Lionheart, which is currently streaming on Netflix, is about a Nigerian woman trying to keep her father’s company together in a society dominated by men.
The disqualification of the film was announced to voters in an email on Monday, according to international media reports. The film’s submission was seen as a turning point for the country’s film industry Nollywood, although, many question why it had been submitted in the first place, given the clear rules around what films are eligible for the category.
Films in this category, formerly best foreign language film, must have “a predominantly non-English dialogue track”.
However, the 95-minute film Lionheart is largely in English, with an 11-minute section in the Igbo language.
English is still the official language of Nigeria because of British colonization, which lasted for nearly a century until independence in 1960.
Director Genevieve Nnaji said the film represented how Nigerians communicate.

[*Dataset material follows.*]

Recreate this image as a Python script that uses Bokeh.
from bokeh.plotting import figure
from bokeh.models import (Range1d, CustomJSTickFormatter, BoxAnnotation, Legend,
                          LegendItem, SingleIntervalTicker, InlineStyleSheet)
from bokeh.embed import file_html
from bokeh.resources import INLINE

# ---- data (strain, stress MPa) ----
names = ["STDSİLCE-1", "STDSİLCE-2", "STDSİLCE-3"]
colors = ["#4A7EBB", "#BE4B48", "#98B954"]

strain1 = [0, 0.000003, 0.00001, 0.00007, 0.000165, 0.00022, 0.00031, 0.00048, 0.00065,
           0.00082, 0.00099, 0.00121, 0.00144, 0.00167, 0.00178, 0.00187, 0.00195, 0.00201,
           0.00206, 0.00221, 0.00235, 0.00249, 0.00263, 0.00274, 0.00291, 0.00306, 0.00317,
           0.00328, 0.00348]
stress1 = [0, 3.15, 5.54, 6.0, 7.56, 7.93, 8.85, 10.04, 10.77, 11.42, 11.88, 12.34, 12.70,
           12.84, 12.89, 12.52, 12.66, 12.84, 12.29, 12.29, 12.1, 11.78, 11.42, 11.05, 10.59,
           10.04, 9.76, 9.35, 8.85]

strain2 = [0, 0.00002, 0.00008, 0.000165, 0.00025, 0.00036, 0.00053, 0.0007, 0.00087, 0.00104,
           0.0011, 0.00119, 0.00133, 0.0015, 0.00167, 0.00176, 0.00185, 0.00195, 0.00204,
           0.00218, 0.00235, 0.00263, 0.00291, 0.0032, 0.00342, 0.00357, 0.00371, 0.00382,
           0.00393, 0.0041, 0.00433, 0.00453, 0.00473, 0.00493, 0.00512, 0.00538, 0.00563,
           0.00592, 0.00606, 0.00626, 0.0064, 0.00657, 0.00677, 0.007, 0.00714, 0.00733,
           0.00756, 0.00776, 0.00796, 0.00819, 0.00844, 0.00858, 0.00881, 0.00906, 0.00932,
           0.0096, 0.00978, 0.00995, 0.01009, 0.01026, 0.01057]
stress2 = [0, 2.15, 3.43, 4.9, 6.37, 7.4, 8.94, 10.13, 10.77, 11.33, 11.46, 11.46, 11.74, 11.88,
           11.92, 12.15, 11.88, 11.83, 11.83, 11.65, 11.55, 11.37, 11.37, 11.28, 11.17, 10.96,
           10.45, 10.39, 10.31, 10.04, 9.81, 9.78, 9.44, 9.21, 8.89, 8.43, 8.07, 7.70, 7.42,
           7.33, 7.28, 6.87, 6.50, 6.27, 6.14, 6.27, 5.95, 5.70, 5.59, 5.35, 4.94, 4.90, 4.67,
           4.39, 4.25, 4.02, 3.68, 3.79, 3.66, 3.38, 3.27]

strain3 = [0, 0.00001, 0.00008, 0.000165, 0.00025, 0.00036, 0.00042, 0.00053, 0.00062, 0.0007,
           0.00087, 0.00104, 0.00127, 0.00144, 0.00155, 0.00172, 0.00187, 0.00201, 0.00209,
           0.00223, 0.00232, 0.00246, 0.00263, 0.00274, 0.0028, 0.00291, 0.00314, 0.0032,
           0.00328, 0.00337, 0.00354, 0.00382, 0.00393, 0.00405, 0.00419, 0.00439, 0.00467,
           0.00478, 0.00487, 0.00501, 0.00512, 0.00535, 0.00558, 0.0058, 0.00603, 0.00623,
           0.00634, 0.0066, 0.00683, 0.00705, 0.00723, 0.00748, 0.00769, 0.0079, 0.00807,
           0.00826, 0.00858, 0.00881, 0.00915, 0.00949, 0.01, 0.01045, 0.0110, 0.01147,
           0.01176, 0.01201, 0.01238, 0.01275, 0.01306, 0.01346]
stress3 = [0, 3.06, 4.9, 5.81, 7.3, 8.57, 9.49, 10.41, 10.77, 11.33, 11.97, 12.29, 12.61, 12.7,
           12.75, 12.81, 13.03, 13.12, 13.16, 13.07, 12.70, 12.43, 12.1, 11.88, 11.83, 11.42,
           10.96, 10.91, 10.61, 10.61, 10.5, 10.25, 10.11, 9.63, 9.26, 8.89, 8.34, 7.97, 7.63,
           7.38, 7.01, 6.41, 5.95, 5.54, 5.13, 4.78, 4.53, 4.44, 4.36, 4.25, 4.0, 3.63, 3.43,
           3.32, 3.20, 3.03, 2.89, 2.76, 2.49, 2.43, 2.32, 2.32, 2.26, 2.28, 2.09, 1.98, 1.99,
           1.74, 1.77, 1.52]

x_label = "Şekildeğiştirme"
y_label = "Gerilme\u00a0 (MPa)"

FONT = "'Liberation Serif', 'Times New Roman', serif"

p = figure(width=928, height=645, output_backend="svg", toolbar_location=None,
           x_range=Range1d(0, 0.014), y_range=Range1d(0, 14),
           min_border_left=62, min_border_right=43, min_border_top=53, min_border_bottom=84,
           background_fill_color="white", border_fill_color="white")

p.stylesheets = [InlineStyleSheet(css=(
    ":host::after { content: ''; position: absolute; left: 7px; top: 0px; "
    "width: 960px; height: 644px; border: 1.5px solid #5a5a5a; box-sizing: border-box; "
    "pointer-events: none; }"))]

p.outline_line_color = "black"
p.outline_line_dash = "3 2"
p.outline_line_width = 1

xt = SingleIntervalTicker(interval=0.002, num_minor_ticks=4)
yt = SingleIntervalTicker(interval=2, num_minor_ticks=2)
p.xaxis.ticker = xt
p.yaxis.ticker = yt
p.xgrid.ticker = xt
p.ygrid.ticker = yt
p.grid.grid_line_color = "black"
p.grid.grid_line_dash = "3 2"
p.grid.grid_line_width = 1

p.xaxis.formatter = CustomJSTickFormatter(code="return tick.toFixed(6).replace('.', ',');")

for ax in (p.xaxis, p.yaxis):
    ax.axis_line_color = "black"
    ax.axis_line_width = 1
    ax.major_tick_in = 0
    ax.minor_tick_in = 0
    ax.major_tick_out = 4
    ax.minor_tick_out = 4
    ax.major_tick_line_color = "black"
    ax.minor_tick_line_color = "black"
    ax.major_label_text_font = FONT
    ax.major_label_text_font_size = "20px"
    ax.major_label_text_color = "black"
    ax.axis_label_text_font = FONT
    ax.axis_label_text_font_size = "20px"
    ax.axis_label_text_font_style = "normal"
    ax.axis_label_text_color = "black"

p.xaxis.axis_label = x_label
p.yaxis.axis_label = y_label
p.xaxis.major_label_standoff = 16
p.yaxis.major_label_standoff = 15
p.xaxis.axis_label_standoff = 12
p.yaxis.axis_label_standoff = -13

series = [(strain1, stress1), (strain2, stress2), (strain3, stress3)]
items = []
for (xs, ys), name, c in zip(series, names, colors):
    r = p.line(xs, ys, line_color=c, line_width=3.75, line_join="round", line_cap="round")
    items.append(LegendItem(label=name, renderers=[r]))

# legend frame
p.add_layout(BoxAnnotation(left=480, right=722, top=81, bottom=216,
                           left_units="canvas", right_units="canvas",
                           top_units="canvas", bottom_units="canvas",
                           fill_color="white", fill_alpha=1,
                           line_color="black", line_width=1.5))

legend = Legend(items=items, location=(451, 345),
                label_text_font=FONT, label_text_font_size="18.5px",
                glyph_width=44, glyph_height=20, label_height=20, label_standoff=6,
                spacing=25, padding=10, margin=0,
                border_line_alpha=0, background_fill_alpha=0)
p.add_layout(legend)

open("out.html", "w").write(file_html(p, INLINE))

In her tweet, she said: “We did not choose who colonized us. As ever, this film and many like it, is proudly Nigerian”. No-one deserved the shot at winning an Oscar more.

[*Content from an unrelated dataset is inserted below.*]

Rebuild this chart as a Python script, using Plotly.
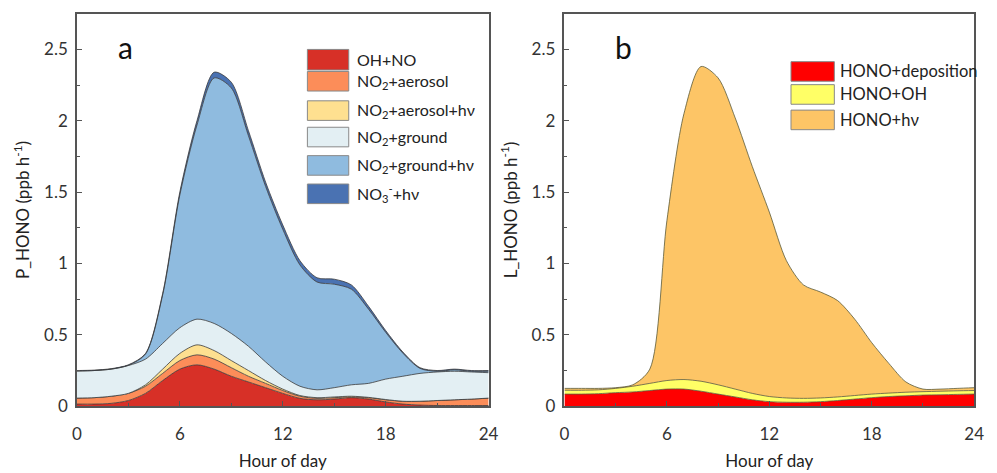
import plotly.graph_objects as go

hours = list(range(25))

# Panel a: HONO production terms (ppb h-1), per layer
oh_no = [0.015,0.015,0.02,0.04,0.09,0.18,0.26,0.29,0.26,0.21,0.17,0.13,0.09,0.055,0.045,0.05,0.06,0.05,0.03,0.015,0.008,0.005,0.005,0.005,0.005]
no2_aerosol = [0.042,0.045,0.05,0.05,0.05,0.05,0.06,0.07,0.07,0.06,0.04,0.03,0.02,0.015,0.01,0.01,0.005,0.01,0.015,0.02,0.027,0.035,0.04,0.045,0.052]
no2_aerosol_hv = [0,0,0,0,0.01,0.03,0.05,0.07,0.06,0.05,0.04,0.02,0.01,0.005,0.005,0.005,0.005,0.002,0.002,0,0,0,0,0,0]
no2_ground = [0.19,0.19,0.19,0.195,0.18,0.18,0.18,0.18,0.19,0.19,0.17,0.13,0.09,0.065,0.055,0.065,0.08,0.098,0.143,0.175,0.195,0.2,0.2,0.19,0.178]
no2_ground_hv = [0,0,0,0.002,0.035,0.34,0.93,1.36,1.72,1.72,1.475,1.23,1.03,0.85,0.755,0.725,0.67,0.52,0.328,0.162,0.035,0.005,0.01,0.005,0.01]
no3_hv = [0.003,0.003,0.003,0.003,0.005,0.01,0.02,0.03,0.04,0.04,0.035,0.03,0.03,0.03,0.03,0.035,0.03,0.02,0.012,0.008,0.005,0.005,0.005,0.005,0.005]

# Panel b: HONO loss terms (ppb h-1), per layer
hono_dep = [0.085,0.085,0.088,0.095,0.1,0.11,0.12,0.12,0.105,0.085,0.065,0.045,0.032,0.028,0.028,0.032,0.04,0.05,0.06,0.068,0.073,0.078,0.08,0.083,0.085]
hono_oh = [0.027,0.027,0.027,0.03,0.04,0.05,0.06,0.067,0.07,0.065,0.055,0.045,0.036,0.03,0.027,0.026,0.025,0.025,0.025,0.024,0.025,0.024,0.025,0.025,0.025]
hono_hv = [0.013,0.013,0.01,0.005,0.01,0.10,1.12,1.863,2.205,2.15,1.9,1.59,1.292,0.962,0.795,0.742,0.675,0.535,0.36,0.208,0.072,0.018,0.015,0.017,0.02]

x_ticks = [0, 6, 12, 18, 24]
y_ticks = [0, 0.5, 1, 1.5, 2, 2.5]

left_series = [
    ("OH+NO", oh_no, "#d73027"),
    ("NO<sub>2</sub>+aerosol", no2_aerosol, "#fc8d59"),
    ("NO<sub>2</sub>+aerosol+hν", no2_aerosol_hv, "#fee090"),
    ("NO<sub>2</sub>+ground", no2_ground, "#e3eff3"),
    ("NO<sub>2</sub>+ground+hν", no2_ground_hv, "#8fbbdf"),
    ("NO<sub>3</sub><sup>-</sup>+hν", no3_hv, "#4a72b2"),
]
right_series = [
    ("HONO+deposition", hono_dep, "#ff0000"),
    ("HONO+OH", hono_oh, "#ffff66"),
    ("HONO+hν", hono_hv, "#fdc566"),
]

FONT = "Lato"
W, H = 997, 473
fig = go.Figure()

for name, vals, col in left_series:
    fig.add_trace(go.Scatter(x=hours, y=vals, name=name, stackgroup="a",
                             mode="lines", fillcolor=col,
                             line=dict(color="#3a3a3a", width=0.8, shape="spline", smoothing=0.8),
                             xaxis="x", yaxis="y", showlegend=False))
for name, vals, col in right_series:
    fig.add_trace(go.Scatter(x=hours, y=vals, name=name, stackgroup="b",
                             mode="lines", fillcolor=col,
                             line=dict(color="#5a5a3a", width=0.8, shape="spline", smoothing=0.8),
                             xaxis="x2", yaxis="y2", showlegend=False))

ydom = [(H - 415) / H, (H - 14) / H]
axis_common = dict(showline=True, linecolor="#555555", linewidth=1.5, mirror=True,
                   ticks="inside", ticklen=5, tickcolor="#555555", tickwidth=1.2,
                   showgrid=False, zeroline=False,
                   tickfont=dict(family=FONT, size=17, color="#333333"))
xax = dict(axis_common, range=[0, 24], tickvals=x_ticks,
           minor=dict(ticks="inside", dtick=3, tick0=0, ticklen=3, tickcolor="#555555"),
           ticklabelstandoff=12,
           title=dict(text="Hour of day", font=dict(family=FONT, size=17, color="#222222"), standoff=12))
yax = dict(axis_common, range=[0, 2.75], tickvals=y_ticks, domain=ydom,
           minor=dict(ticks="inside", dtick=0.25, tick0=0, ticklen=3, tickcolor="#555555"),
           ticklabelstandoff=4)

fig.update_layout(
    width=W, height=H,
    margin=dict(l=0, r=0, t=0, b=0),
    paper_bgcolor="white", plot_bgcolor="white",
    font=dict(family=FONT, color="#222222"),
    xaxis=dict(xax, domain=[73 / W, 491 / W], anchor="y"),
    yaxis=dict(yax, anchor="x",
               title=dict(text="P_HONO (ppb h<sup>-1</sup>)", font=dict(family=FONT, size=17, color="#222222"), standoff=10)),
    xaxis2=dict(xax, domain=[568 / W, 984 / W], anchor="y2"),
    yaxis2=dict(yax, anchor="x2",
                title=dict(text="L_HONO (ppb h<sup>-1</sup>)", font=dict(family=FONT, size=17, color="#222222"), standoff=10)),
    showlegend=False,
)

shapes = []
annotations = []

def legend(items, x0, x1, tx, boxes, size):
    for (name, _, col), (yc, hgt) in zip(items, boxes):
        shapes.append(dict(type="rect", xref="paper", yref="paper",
                           x0=x0 / W, x1=x1 / W,
                           y0=1 - (yc + hgt / 2) / H, y1=1 - (yc - hgt / 2) / H,
                           fillcolor=col, line=dict(color="#888888", width=1)))
        annotations.append(dict(text=name, xref="paper", yref="paper",
                                x=tx / W, y=1 - yc / H, xanchor="left", yanchor="middle",
                                showarrow=False, font=dict(family=FONT, size=size, color="#222222")))

legend(left_series, 307, 349, 355, [(61, 21), (83, 20), (113, 20), (140, 20), (169, 20), (198, 20)], 16)
legend(right_series, 798, 842, 846, [(73, 20), (96.5, 20), (122.5, 20)], 16.5)

annotations.append(dict(text="a", xref="paper", yref="paper", x=122 / W, y=1 - 48 / H,
                        xanchor="center", yanchor="middle", showarrow=False,
                        font=dict(family=FONT, size=30, color="#111111")))
annotations.append(dict(text="b", xref="paper", yref="paper", x=628 / W, y=1 - 48 / H,
                        xanchor="center", yanchor="middle", showarrow=False,
                        font=dict(family=FONT, size=30, color="#111111")))

fig.update_layout(shapes=shapes, annotations=annotations)
fig.write_html("out.html")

Lion heart’s disqualification has led people to question how the Nigerian selection committee could have misunderstood the rules.
Critics say the manner in which it was thrown out says a lot about Nollywood and one of the criticisms levelled against it was poor attention to detail.
Genevieve came into Nollywood at a point when producers in the Nigerian film industry appeared to have been more interested in churning out quantity rather than quality. And her Lion heart made its mark as its quality was there for all to see.
Observers say this disqualification could mark a turning point for Nollywood movies. The best foreign language film category was changed ahead of the 2020 awards to best international feature film, with the Academy saying that the reference to “foreign” was “outdated within the global filmmaking community”.
A total of 93 countries submitted entries to be considered in the international category this year.